We understand that the Minister, when speaking to this individual, understood he was working on behalf of INM. The engagement between them and the Minister's decision to refer the proposed acquisition to the Broadcasting Authority of Ireland was then a subject of an email sent by the PR company to the chairperson of INM, and this email was subsequently forwarded to Mr. Denis O'Brien. This email stressed that the information contained within it should be treated with the strictest of confidence, which is at variance with the Taoiseach's assertion that all this had full public purview and that it was not confidential at all.
We also understand that the PR company in question did not log the engagement with the Minister with the lobbying registrar, as it should have done. As the Taoiseach knows, this is a legal requirement under the Regulation of Lobbying Act 2015. This law is designed to protect the public interest and ensure transparency in the lobbying process. The Office of the Director of Corporate Enforcement, of which we spoke yesterday, has expressed concerns about the sharing of insider information and, perhaps, breaches of stock market rules. All this gets very murky in its totality.
There are very serious issues over the concentration and consolidation of media ownership and, by extension, power in this State. We are all conversant with that. I am sure I do not have to remind the Taoiseach that, in the past, interactions between a former Minister and a powerful interest in the media and a proposed acquisition spawned the Moriarty tribunal. Indeed, that tribunal is one of the reasons people distrust powerful politicians and the political process itself.

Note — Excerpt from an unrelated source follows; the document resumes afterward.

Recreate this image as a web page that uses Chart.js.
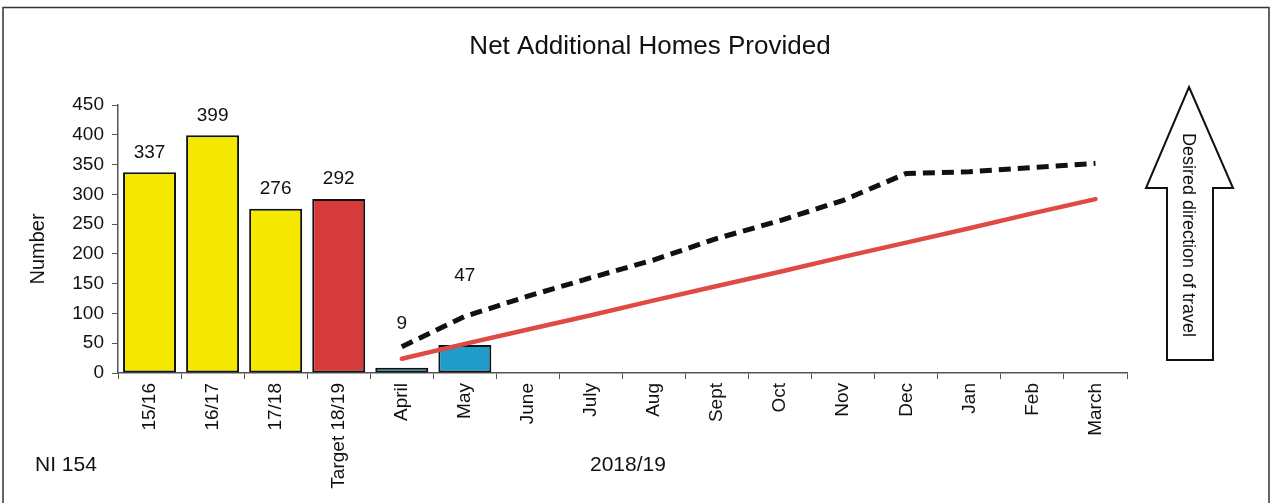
<!DOCTYPE html>
<html>
<head>
<meta charset="utf-8">
<script src="https://cdn.jsdelivr.net/npm/chart.js@4/dist/chart.umd.min.js"></script>
<style>
  html, body { margin: 0; padding: 0; background: #fff; }
  #wrap { width: 1271px; height: 503px; position: relative; }
</style>
</head>
<body>
<div id="wrap"><canvas id="c" width="1271" height="503"></canvas></div>
<script>
const categories = ['15/16', '16/17', '17/18', 'Target 18/19', 'April', 'May', 'June', 'July', 'Aug', 'Sept', 'Oct', 'Nov', 'Dec', 'Jan', 'Feb', 'March'];
const barValues = [337, 399, 276, 292, 9, 47, null, null, null, null, null, null, null, null, null, null];
const barColors = ['#f5e800', '#f5e800', '#f5e800', '#d63a3a', '#1f9cc9', '#1f9cc9'];
const forecastLine = [null, null, null, null, 44, 95, 129, 160, 190, 226, 256, 290, 335, 338, 345, 352];
const targetLine = [null, null, null, null, 24, 49, 73, 97, 122, 146, 170, 195, 219, 243, 268, 292];
const labelLift = [20, 20, 20, 20, 44, 69];
const yTicks = { min: 0, max: 450, step: 50 };
const FONT = '"Liberation Sans", Arial, sans-serif';

const extras = {
  id: 'extras',
  afterDatasetsDraw(chart) {
    const ctx = chart.ctx;
    const ys = chart.scales.y;
    const meta = chart.getDatasetMeta(2);
    ctx.save();
    ctx.fillStyle = '#111';
    ctx.font = '19px ' + FONT;
    ctx.textAlign = 'center';
    ctx.textBaseline = 'middle';
    meta.data.forEach((bar, i) => {
      const v = barValues[i];
      if (v === null || v === undefined) return;
      ctx.fillText(String(v), bar.x, ys.getPixelForValue(v) - labelLift[i]);
    });
    ctx.restore();
  },
  afterDraw(chart) {
    const ctx = chart.ctx;
    ctx.save();
    // frame
    ctx.strokeStyle = '#333';
    ctx.lineWidth = 1.5;
    ctx.beginPath();
    ctx.moveTo(3, 503); ctx.lineTo(3, 7.5); ctx.lineTo(1269, 7.5); ctx.lineTo(1269, 503);
    ctx.stroke();
    // title
    ctx.fillStyle = '#111';
    ctx.textAlign = 'center';
    ctx.textBaseline = 'middle';
    ctx.font = '26px ' + FONT;
    ctx.fillText('Net Additional Homes Provided', 650, 47);
    // y title
    ctx.save();
    ctx.translate(38, 249);
    ctx.rotate(-Math.PI / 2);
    ctx.font = '20px ' + FONT;
    ctx.fillText('Number', 0, 0);
    ctx.restore();
    // bottom labels
    ctx.font = '21px ' + FONT;
    ctx.textAlign = 'left';
    ctx.fillText('NI 154', 35, 465);
    ctx.fillText('2018/19', 590, 465);
    // arrow
    ctx.beginPath();
    ctx.moveTo(1189, 87);
    ctx.lineTo(1233, 188);
    ctx.lineTo(1213, 188);
    ctx.lineTo(1213, 360);
    ctx.lineTo(1167, 360);
    ctx.lineTo(1167, 188);
    ctx.lineTo(1146, 188);
    ctx.closePath();
    ctx.fillStyle = '#fff';
    ctx.fill();
    ctx.strokeStyle = '#111';
    ctx.lineWidth = 2;
    ctx.stroke();
    ctx.save();
    ctx.translate(1188, 235);
    ctx.rotate(Math.PI / 2);
    ctx.fillStyle = '#111';
    ctx.textAlign = 'center';
    ctx.font = '18px ' + FONT;
    ctx.fillText('Desired direction of travel', 0, 0);
    ctx.restore();
    ctx.restore();
  }
};

new Chart(document.getElementById('c'), {
  type: 'bar',
  data: {
    labels: categories,
    datasets: [
      {
        type: 'line',
        data: forecastLine,
        borderColor: '#111',
        borderWidth: 5,
        borderDash: [12, 7],
        pointRadius: 0,
        fill: false,
        tension: 0,
        order: 1
      },
      {
        type: 'line',
        data: targetLine,
        borderColor: '#e04a44',
        borderWidth: 4.5,
        pointRadius: 0,
        fill: false,
        tension: 0,
        borderCapStyle: 'round',
        order: 2
      },
      {
        type: 'bar',
        data: barValues,
        backgroundColor: barColors,
        borderColor: '#111',
        borderWidth: 2,
        borderSkipped: false,
        categoryPercentage: 1,
        barPercentage: 0.84,
        order: 3
      }
    ]
  },
  options: {
    responsive: false,
    animation: false,
    devicePixelRatio: 1,
    layout: { padding: { left: 0, top: 105, right: 144, bottom: 0 } },
    plugins: { legend: { display: false }, tooltip: { enabled: false }, title: { display: false } },
    scales: {
      x: {
        grid: { display: true, drawOnChartArea: false, drawTicks: true, tickLength: 6, color: '#555', offset: true },
        border: { display: true, color: '#555', width: 1.5 },
        ticks: { minRotation: 90, maxRotation: 90, color: '#111', font: { family: FONT, size: 19 }, padding: 4, autoSkip: false },
        afterFit(s) { s.height = 130; }
      },
      y: {
        min: yTicks.min,
        max: yTicks.max,
        grid: { display: true, drawOnChartArea: false, drawTicks: true, tickLength: 6, color: '#555' },
        border: { display: true, color: '#555', width: 1.5 },
        ticks: { stepSize: yTicks.step, color: '#111', font: { family: FONT, size: 19 }, padding: 8 },
        afterFit(s) { s.width = 118; }
      }
    }
  },
  plugins: [extras]
});
</script>
</body>
</html>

Let me put a couple of questions to the Taoiseach - ones he has failed to answer so far. He said the Minister contacted him last night to tell him the story would appear in the paper. Am I to take it from that that this was the first time he had knowledge of the conversation between the Minister and the person acting on behalf of INM? The Taoiseach says he has not had sight of the affidavit. He does not need sight of the court affidavit to put to the Minister, Deputy Naughten, the very obvious questions that ought to be put to him.